前原外相はじめ日本のメデイアはいう。「1895年1月14日の閣議決定で「無主の地」である尖閣列島を日本領に編入し,それ以来実効支配してきた」と。この時期は日清戦争の時期であり、それは明治政府が帝国主義列強に伍して、朝鮮と台湾の権益を手に入れるための侵略戦争だった。弱り切っていた清朝中国がその時点で異議を言わなかったから日本の領土と認めたといえる、という論調には異を唱えたい。

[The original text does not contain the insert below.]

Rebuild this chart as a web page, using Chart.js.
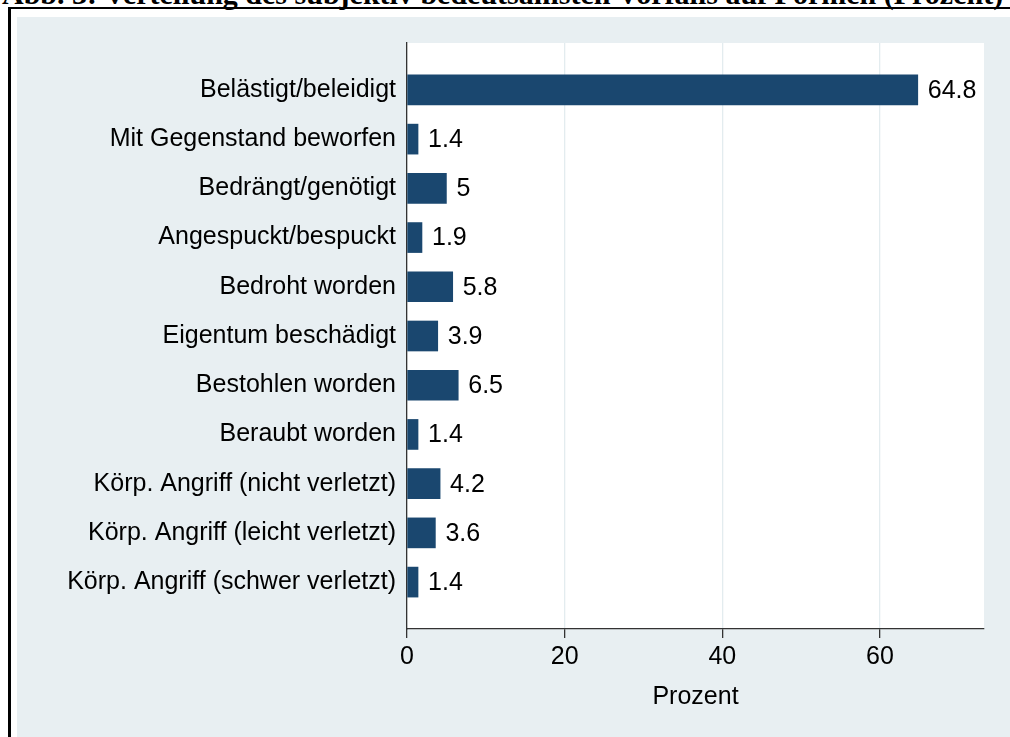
<!DOCTYPE html>
<html>
<head>
<meta charset="utf-8">
<script src="https://cdn.jsdelivr.net/npm/chart.js@4/dist/chart.umd.min.js"></script>
<style>
  html, body { margin: 0; padding: 0; background: #fff; overflow: hidden; }
  #title {
    position: absolute; left: 2px; top: -21px; white-space: nowrap;
    font: bold 30px "Liberation Serif", "Times New Roman", serif; line-height: 30px; color: #000;
  }
  #frame {
    position: absolute; left: 8px; top: 7px; width: 1100px; height: 800px;
    border-left: 3px solid #000; border-top: 2px solid #000;
  }
  #box {
    position: absolute; left: 17px; top: 17px; width: 993px; height: 720px;
    background: #e8eff2;
  }
</style>
</head>
<body>
<div id="title">Abb. 3: Verteilung des subjektiv bedeutsamsten Vorfalls auf Formen (Prozent)</div>
<div id="frame"></div>
<div id="box"><canvas id="barChart"></canvas></div>
<script>
const categories = [
  "Belästigt/beleidigt",
  "Mit Gegenstand beworfen",
  "Bedrängt/genötigt",
  "Angespuckt/bespuckt",
  "Bedroht worden",
  "Eigentum beschädigt",
  "Bestohlen worden",
  "Beraubt worden",
  "Körp. Angriff (nicht verletzt)",
  "Körp. Angriff (leicht verletzt)",
  "Körp. Angriff (schwer verletzt)"
];
const percentages = [64.8, 1.4, 5, 1.9, 5.8, 3.9, 6.5, 1.4, 4.2, 3.6, 1.4];
const xTicks = [0, 20, 40, 60];
const xMax = 73.2;

const labelFont = { family: "'Liberation Sans', Arial, sans-serif", size: 25 };

// white plot region behind the bars
const plotBackground = {
  id: "plotBackground",
  beforeDraw(chart) {
    const { ctx, chartArea } = chart;
    ctx.save();
    ctx.fillStyle = "#ffffff";
    ctx.fillRect(chartArea.left, chartArea.top, chartArea.right - chartArea.left, chartArea.bottom - chartArea.top);
    ctx.restore();
  }
};

// value label at the end of each bar
const barValues = {
  id: "barValues",
  afterDatasetsDraw(chart) {
    const ctx = chart.ctx;
    const meta = chart.getDatasetMeta(0);
    ctx.save();
    ctx.fillStyle = "#000";
    ctx.font = labelFont.size + "px " + labelFont.family;
    ctx.textAlign = "left";
    ctx.textBaseline = "middle";
    meta.data.forEach((bar, i) => {
      ctx.fillText(String(percentages[i]), bar.x + 10, bar.y + 1);
    });
    ctx.restore();
  }
};

new Chart(document.getElementById("barChart").getContext("2d"), {
  type: "bar",
  data: {
    datasets: [
      {
        data: percentages.map((v, i) => ({ x: v, y: i })),
        backgroundColor: "#1a476f",
        borderWidth: 0,
        barThickness: 30
      }
    ]
  },
  options: {
    indexAxis: "y",
    responsive: true,
    maintainAspectRatio: false,
    animation: false,
    layout: { padding: { top: 25, right: 26, left: 0, bottom: 0 } },
    plugins: { legend: { display: false }, tooltip: { enabled: false } },
    scales: {
      x: {
        type: "linear",
        min: 0,
        max: xMax,
        afterBuildTicks: (scale) => { scale.ticks = xTicks.map((v) => ({ value: v })); },
        afterFit: (scale) => { scale.height = 108; },
        grid: { color: "#e3ecef", lineWidth: 1.3, tickColor: "#333", tickLength: 9, tickWidth: 1.3 },
        border: { color: "#333", width: 1.3 },
        ticks: { color: "#000", font: labelFont, padding: 4 },
        title: { display: true, text: "Prozent", color: "#000", font: labelFont, padding: { top: 0, bottom: 25 } }
      },
      y: {
        type: "linear",
        reverse: true,
        offset: false,
        min: -0.953,
        max: categories.length - 1 + 0.953,
        afterBuildTicks: (scale) => { scale.ticks = categories.map((c, i) => ({ value: i })); },
        afterFit: (scale) => { scale.width = 390; },
        grid: { display: false, drawTicks: false, tickLength: 0 },
        border: { color: "#333", width: 1.3 },
        ticks: { color: "#000", font: labelFont, padding: 11, callback: (v) => categories[v] }
      }
    }
  },
  plugins: [plotBackground, barValues]
});
</script>
</body>
</html>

尖閣列島(釣魚島)は中国大陸の大陸棚に位置しそこから海へ突き出している。そこから沖縄トラフがあり沖縄諸島となる。沖縄トラフとは東シナ海で最も深い海底。地勢的に言えば、沖縄諸島と中国大陸を隔てているのが沖縄トラフ(深海)。過去において豊かな漁場として、台湾の漁民が漁業に従事し、島で休息などしていた。
さあ、尖閣列島(釣魚島)どうしたものでしょう。日本国内だけに通じる薄っぺらな観念論だけでものを語る前原外務大臣では、中国には到底通用しない。
「不射の射」の心を学んだ方がいいかも。
つっぱてるうちにロシア大統領が北方領土に足を踏み入れた。鼻っ柱だけで哲学のない政治家ばかりではこの有様だ。そして日米同盟の強化しか考えられない「鋳型思考」がまた悲しい。